The star said her financial advisors had suggested she use the tax strategy when she was in her early twenties.
She is one of hundreds of wealthy individuals revealed this week to be involved in the investment scheme.
Previously she had been lauded as a "tax super hero" by Christian Aid, for paying her taxes in full.
Now the charity has dubbed the singer a "fallen hero".
Ms Melua said in a statement on her website that it "sucks" being in the spotlight over this issue and suggested that tax avoidance schemes should be stopped altogether to prevent others being advised to use them.
The Liberty tax strategy is reported to have helped shelter £1.2bn from the Treasury. Celebrities, doctors, judges and businessmen are among the 1,600 individuals on a list leaked to The Times who are alleged to have used the legal but controversial scheme between 2005 and 2009.
End Quote Katie Melua Singer
Laws should be changed to disallow schemes like this, so that they would never be presented by legitimate tax experts to less experienced people like myself”
The singer said she had made up the full amount of tax owed to the Treasury once the matter was drawn to her attention.
"I paid the full amount of tax years ago. My tax records are completely up to date and I don't owe HMRC any money,"
The now 29 year old Georgian-British singer said: "That I was fairly clueless and inexperienced when it came to finance goes without saying and, I'm embarrassed to admit, not as interested in it as I should have been."

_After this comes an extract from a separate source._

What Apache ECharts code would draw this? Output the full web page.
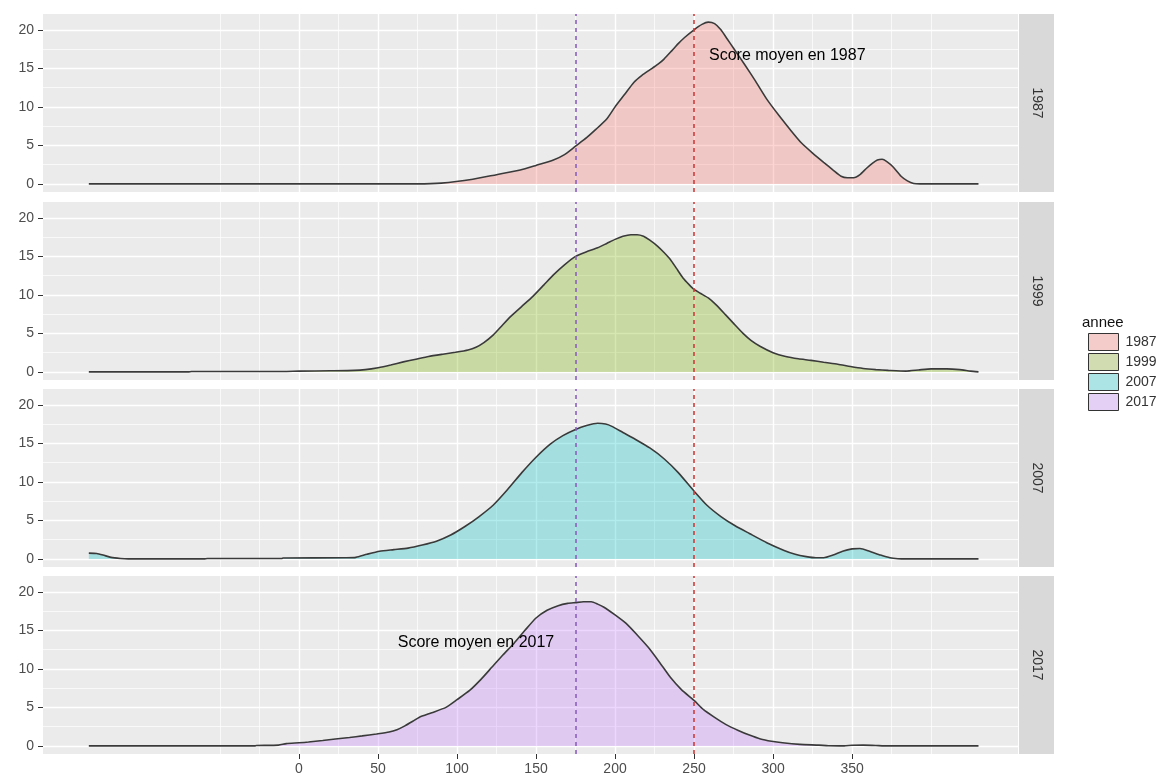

The Liberty scheme works by creating artificial tax losses on investments which can be off-set against the star's tax bill.
Christian Aid had previously lauded her attitude and nominated her as one of its "tax super heroes" in an ongoing campaign against tax avoidance, after she publicly praised the British tax system for delivering a high quality of public services and claimed she was paying nearly half of what she earned in tax.
Following this week's revelations Ms Melua suggested: "If there is ambiguity in the law then laws should be changed to disallow schemes like this, so that they would never be presented by legitimate tax experts to less experienced people like myself."
Other celebrities on the list include George Michael, Sir Michael Caine, Anne Robinson, Gary Barlow and four members of the Arctic Monkeys. They have not commented on the issue.
The Liberty scheme will be challenged in court next year.